WHAT IS BEING ASKED ->
Extract the lines that carry the string "this" from the listing.

RECORDS PROVIDED ->
"""
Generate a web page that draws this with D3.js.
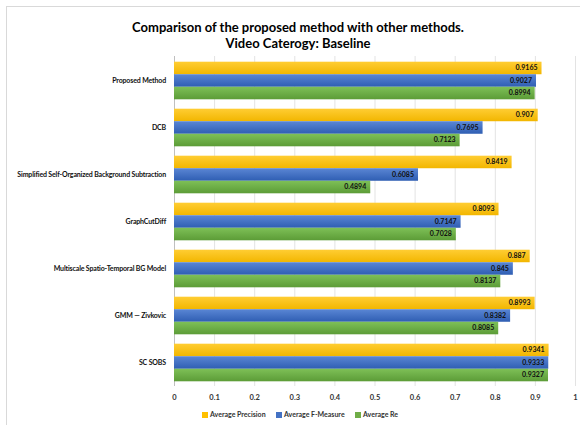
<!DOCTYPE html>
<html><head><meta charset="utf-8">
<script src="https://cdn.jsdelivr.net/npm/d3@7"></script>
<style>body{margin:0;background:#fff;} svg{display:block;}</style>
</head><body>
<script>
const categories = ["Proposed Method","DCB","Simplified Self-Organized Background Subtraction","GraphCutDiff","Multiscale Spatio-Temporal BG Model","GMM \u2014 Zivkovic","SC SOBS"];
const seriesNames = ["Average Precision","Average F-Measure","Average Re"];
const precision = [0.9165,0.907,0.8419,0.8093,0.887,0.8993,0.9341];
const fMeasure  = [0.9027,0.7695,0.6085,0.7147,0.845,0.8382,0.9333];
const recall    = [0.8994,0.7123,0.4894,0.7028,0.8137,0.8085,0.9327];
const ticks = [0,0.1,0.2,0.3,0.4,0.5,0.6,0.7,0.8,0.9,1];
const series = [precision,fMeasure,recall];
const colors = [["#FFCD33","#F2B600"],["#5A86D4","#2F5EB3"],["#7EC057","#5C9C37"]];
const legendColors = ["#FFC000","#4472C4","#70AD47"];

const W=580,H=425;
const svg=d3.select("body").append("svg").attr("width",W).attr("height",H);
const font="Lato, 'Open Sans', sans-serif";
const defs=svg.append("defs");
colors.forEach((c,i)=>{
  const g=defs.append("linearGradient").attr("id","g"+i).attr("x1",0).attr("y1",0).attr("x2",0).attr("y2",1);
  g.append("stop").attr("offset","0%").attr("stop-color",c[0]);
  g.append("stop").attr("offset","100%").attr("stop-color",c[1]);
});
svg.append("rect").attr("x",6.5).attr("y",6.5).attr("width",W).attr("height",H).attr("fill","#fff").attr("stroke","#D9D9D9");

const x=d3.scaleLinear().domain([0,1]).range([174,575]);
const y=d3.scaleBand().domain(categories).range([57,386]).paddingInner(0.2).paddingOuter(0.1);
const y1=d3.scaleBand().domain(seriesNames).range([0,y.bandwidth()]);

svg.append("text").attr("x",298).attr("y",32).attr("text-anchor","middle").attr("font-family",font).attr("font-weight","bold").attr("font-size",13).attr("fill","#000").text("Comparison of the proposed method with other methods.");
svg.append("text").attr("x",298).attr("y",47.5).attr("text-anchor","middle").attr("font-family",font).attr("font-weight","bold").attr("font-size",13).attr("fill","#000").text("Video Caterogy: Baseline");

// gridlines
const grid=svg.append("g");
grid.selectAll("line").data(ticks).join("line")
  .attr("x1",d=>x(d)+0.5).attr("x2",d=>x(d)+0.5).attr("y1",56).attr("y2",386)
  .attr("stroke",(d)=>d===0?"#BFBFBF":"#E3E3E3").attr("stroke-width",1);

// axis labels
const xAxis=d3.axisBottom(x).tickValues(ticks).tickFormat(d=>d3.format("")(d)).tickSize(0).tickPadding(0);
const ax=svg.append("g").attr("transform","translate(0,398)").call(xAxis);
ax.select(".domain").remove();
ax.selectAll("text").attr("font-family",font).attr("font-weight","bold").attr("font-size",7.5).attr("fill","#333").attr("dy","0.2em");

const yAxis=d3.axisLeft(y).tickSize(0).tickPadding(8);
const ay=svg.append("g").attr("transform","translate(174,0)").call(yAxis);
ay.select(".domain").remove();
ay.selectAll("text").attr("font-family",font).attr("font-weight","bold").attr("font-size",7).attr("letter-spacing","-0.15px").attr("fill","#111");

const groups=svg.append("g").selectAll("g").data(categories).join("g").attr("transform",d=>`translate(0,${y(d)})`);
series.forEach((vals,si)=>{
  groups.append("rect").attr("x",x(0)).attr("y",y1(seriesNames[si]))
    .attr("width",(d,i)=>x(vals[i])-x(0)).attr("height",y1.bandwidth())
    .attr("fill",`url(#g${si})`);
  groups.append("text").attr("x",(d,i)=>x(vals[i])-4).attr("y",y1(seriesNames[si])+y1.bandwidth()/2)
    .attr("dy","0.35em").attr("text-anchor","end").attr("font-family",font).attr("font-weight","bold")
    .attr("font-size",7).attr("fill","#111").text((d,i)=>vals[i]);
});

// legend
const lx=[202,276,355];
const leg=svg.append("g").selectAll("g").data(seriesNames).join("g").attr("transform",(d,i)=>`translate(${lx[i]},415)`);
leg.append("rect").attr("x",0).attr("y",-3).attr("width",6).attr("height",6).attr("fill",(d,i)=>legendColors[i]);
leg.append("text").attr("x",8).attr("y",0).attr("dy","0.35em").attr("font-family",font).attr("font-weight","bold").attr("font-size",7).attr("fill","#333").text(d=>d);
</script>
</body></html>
"""
"""
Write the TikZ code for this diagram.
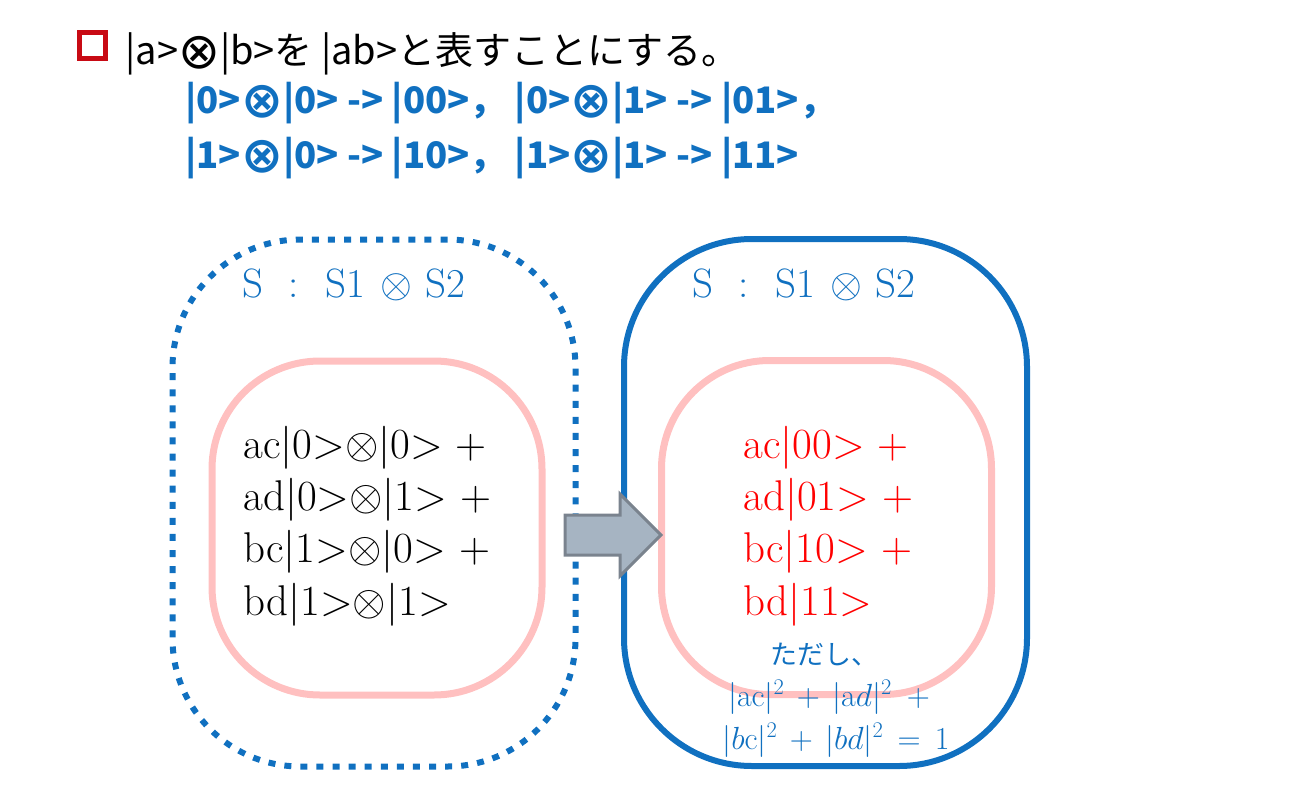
"""
EXPECTED OUTPUT ->
Generate a web page that draws this with D3.js.
Write the TikZ code for this diagram.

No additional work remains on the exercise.